◆ Exercise details: Return precisely the span of lines from the top of the material below to the line containing "(uiA) at (1067.5,72)", both included. Pictures are excluded.

Figure scripts
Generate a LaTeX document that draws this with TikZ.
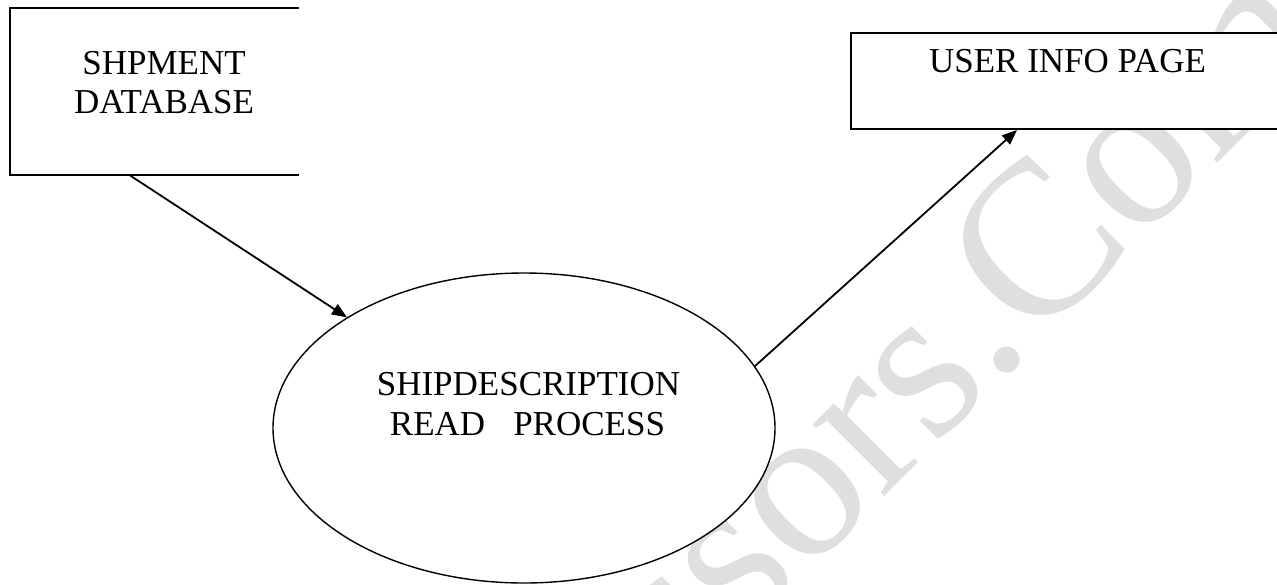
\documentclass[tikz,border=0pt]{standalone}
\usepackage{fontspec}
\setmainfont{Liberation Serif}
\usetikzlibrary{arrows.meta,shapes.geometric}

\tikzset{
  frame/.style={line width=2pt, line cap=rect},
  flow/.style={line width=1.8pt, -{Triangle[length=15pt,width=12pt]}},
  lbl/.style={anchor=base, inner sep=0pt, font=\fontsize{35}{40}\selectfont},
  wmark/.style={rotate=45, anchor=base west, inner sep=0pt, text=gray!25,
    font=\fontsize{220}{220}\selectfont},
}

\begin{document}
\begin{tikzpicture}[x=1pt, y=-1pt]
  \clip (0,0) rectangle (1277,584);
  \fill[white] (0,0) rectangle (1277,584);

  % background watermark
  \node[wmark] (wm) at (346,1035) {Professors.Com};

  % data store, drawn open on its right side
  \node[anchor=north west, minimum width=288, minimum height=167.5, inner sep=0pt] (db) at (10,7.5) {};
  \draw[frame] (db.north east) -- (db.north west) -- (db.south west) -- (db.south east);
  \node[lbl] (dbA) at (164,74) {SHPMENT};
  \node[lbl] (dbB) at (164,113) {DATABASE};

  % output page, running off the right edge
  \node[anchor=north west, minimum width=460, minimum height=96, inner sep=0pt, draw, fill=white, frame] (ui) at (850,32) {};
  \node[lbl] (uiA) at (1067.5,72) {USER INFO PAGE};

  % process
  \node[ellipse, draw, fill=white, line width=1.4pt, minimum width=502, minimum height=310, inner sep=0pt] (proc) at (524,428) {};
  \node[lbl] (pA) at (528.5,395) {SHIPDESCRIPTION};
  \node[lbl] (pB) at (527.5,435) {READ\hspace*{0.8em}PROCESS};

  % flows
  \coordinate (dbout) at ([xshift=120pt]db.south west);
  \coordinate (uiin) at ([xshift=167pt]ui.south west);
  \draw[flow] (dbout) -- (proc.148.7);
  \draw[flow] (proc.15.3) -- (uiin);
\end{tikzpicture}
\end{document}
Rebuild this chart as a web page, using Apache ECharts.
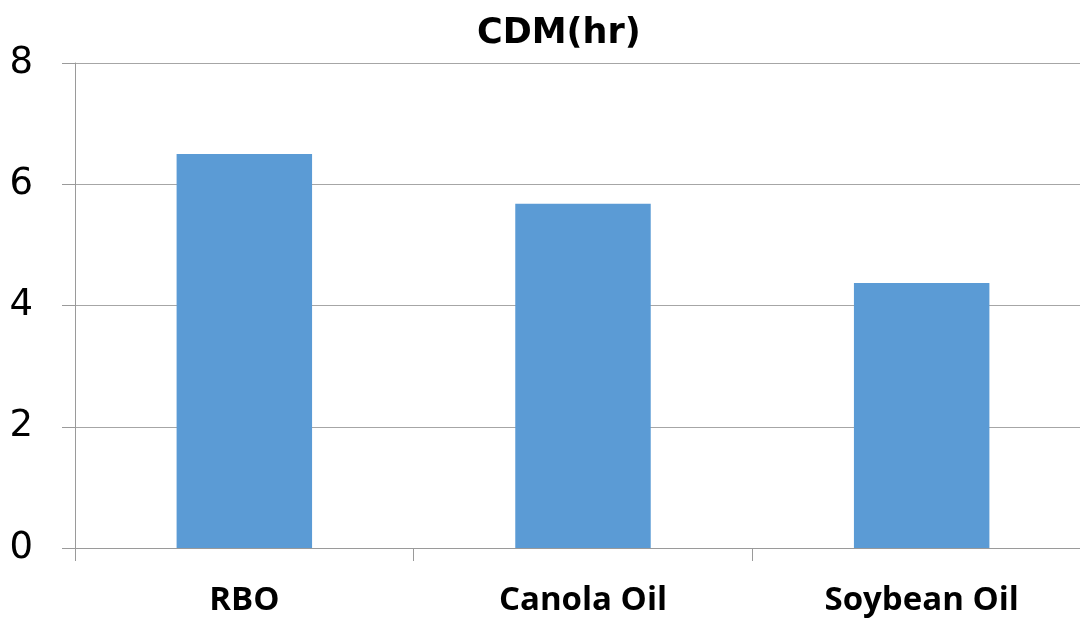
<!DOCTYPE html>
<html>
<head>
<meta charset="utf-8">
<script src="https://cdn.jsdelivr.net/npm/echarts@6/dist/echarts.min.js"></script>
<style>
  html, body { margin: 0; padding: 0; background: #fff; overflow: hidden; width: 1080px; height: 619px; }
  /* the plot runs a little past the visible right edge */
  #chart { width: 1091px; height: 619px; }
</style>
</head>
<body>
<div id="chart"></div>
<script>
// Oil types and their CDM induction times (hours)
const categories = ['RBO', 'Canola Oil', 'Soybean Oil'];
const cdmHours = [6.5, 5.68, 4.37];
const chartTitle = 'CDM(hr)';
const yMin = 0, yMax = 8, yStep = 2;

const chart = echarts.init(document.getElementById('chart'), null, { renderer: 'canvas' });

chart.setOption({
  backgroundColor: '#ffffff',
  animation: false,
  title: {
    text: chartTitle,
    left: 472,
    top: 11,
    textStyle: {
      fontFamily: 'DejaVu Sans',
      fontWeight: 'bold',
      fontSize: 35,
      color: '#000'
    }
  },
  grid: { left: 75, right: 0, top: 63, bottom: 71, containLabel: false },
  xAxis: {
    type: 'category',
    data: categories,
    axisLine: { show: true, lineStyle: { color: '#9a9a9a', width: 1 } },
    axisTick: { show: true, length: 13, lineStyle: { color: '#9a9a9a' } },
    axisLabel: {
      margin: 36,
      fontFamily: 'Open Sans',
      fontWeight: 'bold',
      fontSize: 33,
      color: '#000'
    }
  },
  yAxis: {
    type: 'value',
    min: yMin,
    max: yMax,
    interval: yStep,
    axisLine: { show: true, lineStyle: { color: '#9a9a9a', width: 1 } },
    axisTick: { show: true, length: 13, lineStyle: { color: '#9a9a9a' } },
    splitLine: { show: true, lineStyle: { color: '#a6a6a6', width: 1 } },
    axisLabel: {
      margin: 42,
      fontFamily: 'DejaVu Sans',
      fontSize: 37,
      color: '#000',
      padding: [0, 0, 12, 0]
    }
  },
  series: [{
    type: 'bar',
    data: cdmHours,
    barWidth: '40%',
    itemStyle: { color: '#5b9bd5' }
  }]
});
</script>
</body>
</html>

◆ Exercise answer:
Generate a LaTeX document that draws this with TikZ.
\documentclass[tikz,border=0pt]{standalone}
\usepackage{fontspec}
\setmainfont{Liberation Serif}
\usetikzlibrary{arrows.meta,shapes.geometric}

\tikzset{
  frame/.style={line width=2pt, line cap=rect},
  flow/.style={line width=1.8pt, -{Triangle[length=15pt,width=12pt]}},
  lbl/.style={anchor=base, inner sep=0pt, font=\fontsize{35}{40}\selectfont},
  wmark/.style={rotate=45, anchor=base west, inner sep=0pt, text=gray!25,
    font=\fontsize{220}{220}\selectfont},
}

\begin{document}
\begin{tikzpicture}[x=1pt, y=-1pt]
  \clip (0,0) rectangle (1277,584);
  \fill[white] (0,0) rectangle (1277,584);

  % background watermark
  \node[wmark] (wm) at (346,1035) {Professors.Com};

  % data store, drawn open on its right side
  \node[anchor=north west, minimum width=288, minimum height=167.5, inner sep=0pt] (db) at (10,7.5) {};
  \draw[frame] (db.north east) -- (db.north west) -- (db.south west) -- (db.south east);
  \node[lbl] (dbA) at (164,74) {SHPMENT};
  \node[lbl] (dbB) at (164,113) {DATABASE};

  % output page, running off the right edge
  \node[anchor=north west, minimum width=460, minimum height=96, inner sep=0pt, draw, fill=white, frame] (ui) at (850,32) {};
  \node[lbl] (uiA) at (1067.5,72) {USER INFO PAGE};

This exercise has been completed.